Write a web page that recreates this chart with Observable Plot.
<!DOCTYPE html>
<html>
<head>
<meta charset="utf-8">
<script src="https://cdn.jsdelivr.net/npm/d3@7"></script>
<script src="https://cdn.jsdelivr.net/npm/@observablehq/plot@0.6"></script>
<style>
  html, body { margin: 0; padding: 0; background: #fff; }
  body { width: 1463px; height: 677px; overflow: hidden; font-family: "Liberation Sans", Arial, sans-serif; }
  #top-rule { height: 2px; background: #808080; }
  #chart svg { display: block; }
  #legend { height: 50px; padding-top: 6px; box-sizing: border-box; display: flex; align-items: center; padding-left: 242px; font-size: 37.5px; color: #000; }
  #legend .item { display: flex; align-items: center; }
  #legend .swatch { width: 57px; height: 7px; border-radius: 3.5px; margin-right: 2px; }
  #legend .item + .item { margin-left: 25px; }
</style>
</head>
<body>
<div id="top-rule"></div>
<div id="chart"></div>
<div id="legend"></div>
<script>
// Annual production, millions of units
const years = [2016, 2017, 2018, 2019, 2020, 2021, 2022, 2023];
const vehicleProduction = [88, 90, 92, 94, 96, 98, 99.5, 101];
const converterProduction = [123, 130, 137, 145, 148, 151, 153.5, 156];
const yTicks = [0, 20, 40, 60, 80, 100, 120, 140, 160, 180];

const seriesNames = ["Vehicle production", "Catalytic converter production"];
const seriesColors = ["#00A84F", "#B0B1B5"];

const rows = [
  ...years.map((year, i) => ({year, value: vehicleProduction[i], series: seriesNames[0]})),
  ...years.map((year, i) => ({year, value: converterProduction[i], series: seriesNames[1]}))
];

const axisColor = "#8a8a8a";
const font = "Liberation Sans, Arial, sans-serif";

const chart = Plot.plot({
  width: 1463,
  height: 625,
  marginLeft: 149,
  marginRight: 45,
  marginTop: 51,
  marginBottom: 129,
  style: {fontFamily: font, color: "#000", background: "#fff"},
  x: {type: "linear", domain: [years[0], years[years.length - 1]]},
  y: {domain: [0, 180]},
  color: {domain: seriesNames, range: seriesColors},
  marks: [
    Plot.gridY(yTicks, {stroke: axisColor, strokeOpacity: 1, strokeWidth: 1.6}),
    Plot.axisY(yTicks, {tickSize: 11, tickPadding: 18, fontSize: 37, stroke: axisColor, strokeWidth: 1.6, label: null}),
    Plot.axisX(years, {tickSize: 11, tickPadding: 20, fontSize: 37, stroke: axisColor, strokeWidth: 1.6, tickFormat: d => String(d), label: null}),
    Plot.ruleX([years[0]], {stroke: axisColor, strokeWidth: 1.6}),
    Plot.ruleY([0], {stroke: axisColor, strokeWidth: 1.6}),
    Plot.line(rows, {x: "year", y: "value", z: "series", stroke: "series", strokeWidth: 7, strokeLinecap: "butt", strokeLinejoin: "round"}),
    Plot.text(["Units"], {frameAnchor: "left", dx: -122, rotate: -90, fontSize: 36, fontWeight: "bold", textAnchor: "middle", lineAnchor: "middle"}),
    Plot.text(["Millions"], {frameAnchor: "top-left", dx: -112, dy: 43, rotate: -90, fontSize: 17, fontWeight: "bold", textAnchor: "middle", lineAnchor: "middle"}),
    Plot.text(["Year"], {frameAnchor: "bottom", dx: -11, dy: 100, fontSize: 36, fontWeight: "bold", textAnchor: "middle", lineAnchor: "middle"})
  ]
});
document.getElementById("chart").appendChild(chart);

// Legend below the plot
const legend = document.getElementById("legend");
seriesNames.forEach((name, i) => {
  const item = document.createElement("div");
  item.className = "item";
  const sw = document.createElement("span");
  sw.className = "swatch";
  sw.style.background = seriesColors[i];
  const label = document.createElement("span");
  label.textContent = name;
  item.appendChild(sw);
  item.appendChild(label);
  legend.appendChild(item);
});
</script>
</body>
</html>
**********
What needs to be done - Reproduce the data in full, exactly as presented.

Correct result -
Write a web page that recreates this chart with Observable Plot.
<!DOCTYPE html>
<html>
<head>
<meta charset="utf-8">
<script src="https://cdn.jsdelivr.net/npm/d3@7"></script>
<script src="https://cdn.jsdelivr.net/npm/@observablehq/plot@0.6"></script>
<style>
  html, body { margin: 0; padding: 0; background: #fff; }
  body { width: 1463px; height: 677px; overflow: hidden; font-family: "Liberation Sans", Arial, sans-serif; }
  #top-rule { height: 2px; background: #808080; }
  #chart svg { display: block; }
  #legend { height: 50px; padding-top: 6px; box-sizing: border-box; display: flex; align-items: center; padding-left: 242px; font-size: 37.5px; color: #000; }
  #legend .item { display: flex; align-items: center; }
  #legend .swatch { width: 57px; height: 7px; border-radius: 3.5px; margin-right: 2px; }
  #legend .item + .item { margin-left: 25px; }
</style>
</head>
<body>
<div id="top-rule"></div>
<div id="chart"></div>
<div id="legend"></div>
<script>
// Annual production, millions of units
const years = [2016, 2017, 2018, 2019, 2020, 2021, 2022, 2023];
const vehicleProduction = [88, 90, 92, 94, 96, 98, 99.5, 101];
const converterProduction = [123, 130, 137, 145, 148, 151, 153.5, 156];
const yTicks = [0, 20, 40, 60, 80, 100, 120, 140, 160, 180];

const seriesNames = ["Vehicle production", "Catalytic converter production"];
const seriesColors = ["#00A84F", "#B0B1B5"];

const rows = [
  ...years.map((year, i) => ({year, value: vehicleProduction[i], series: seriesNames[0]})),
  ...years.map((year, i) => ({year, value: converterProduction[i], series: seriesNames[1]}))
];

const axisColor = "#8a8a8a";
const font = "Liberation Sans, Arial, sans-serif";

const chart = Plot.plot({
  width: 1463,
  height: 625,
  marginLeft: 149,
  marginRight: 45,
  marginTop: 51,
  marginBottom: 129,
  style: {fontFamily: font, color: "#000", background: "#fff"},
  x: {type: "linear", domain: [years[0], years[years.length - 1]]},
  y: {domain: [0, 180]},
  color: {domain: seriesNames, range: seriesColors},
  marks: [
    Plot.gridY(yTicks, {stroke: axisColor, strokeOpacity: 1, strokeWidth: 1.6}),
    Plot.axisY(yTicks, {tickSize: 11, tickPadding: 18, fontSize: 37, stroke: axisColor, strokeWidth: 1.6, label: null}),
    Plot.axisX(years, {tickSize: 11, tickPadding: 20, fontSize: 37, stroke: axisColor, strokeWidth: 1.6, tickFormat: d => String(d), label: null}),
    Plot.ruleX([years[0]], {stroke: axisColor, strokeWidth: 1.6}),
    Plot.ruleY([0], {stroke: axisColor, strokeWidth: 1.6}),
    Plot.line(rows, {x: "year", y: "value", z: "series", stroke: "series", strokeWidth: 7, strokeLinecap: "butt", strokeLinejoin: "round"}),
    Plot.text(["Units"], {frameAnchor: "left", dx: -122, rotate: -90, fontSize: 36, fontWeight: "bold", textAnchor: "middle", lineAnchor: "middle"}),
    Plot.text(["Millions"], {frameAnchor: "top-left", dx: -112, dy: 43, rotate: -90, fontSize: 17, fontWeight: "bold", textAnchor: "middle", lineAnchor: "middle"}),
    Plot.text(["Year"], {frameAnchor: "bottom", dx: -11, dy: 100, fontSize: 36, fontWeight: "bold", textAnchor: "middle", lineAnchor: "middle"})
  ]
});
document.getElementById("chart").appendChild(chart);

// Legend below the plot
const legend = document.getElementById("legend");
seriesNames.forEach((name, i) => {
  const item = document.createElement("div");
  item.className = "item";
  const sw = document.createElement("span");
  sw.className = "swatch";
  sw.style.background = seriesColors[i];
  const label = document.createElement("span");
  label.textContent = name;
  item.appendChild(sw);
  item.appendChild(label);
  legend.appendChild(item);
});
</script>
</body>
</html>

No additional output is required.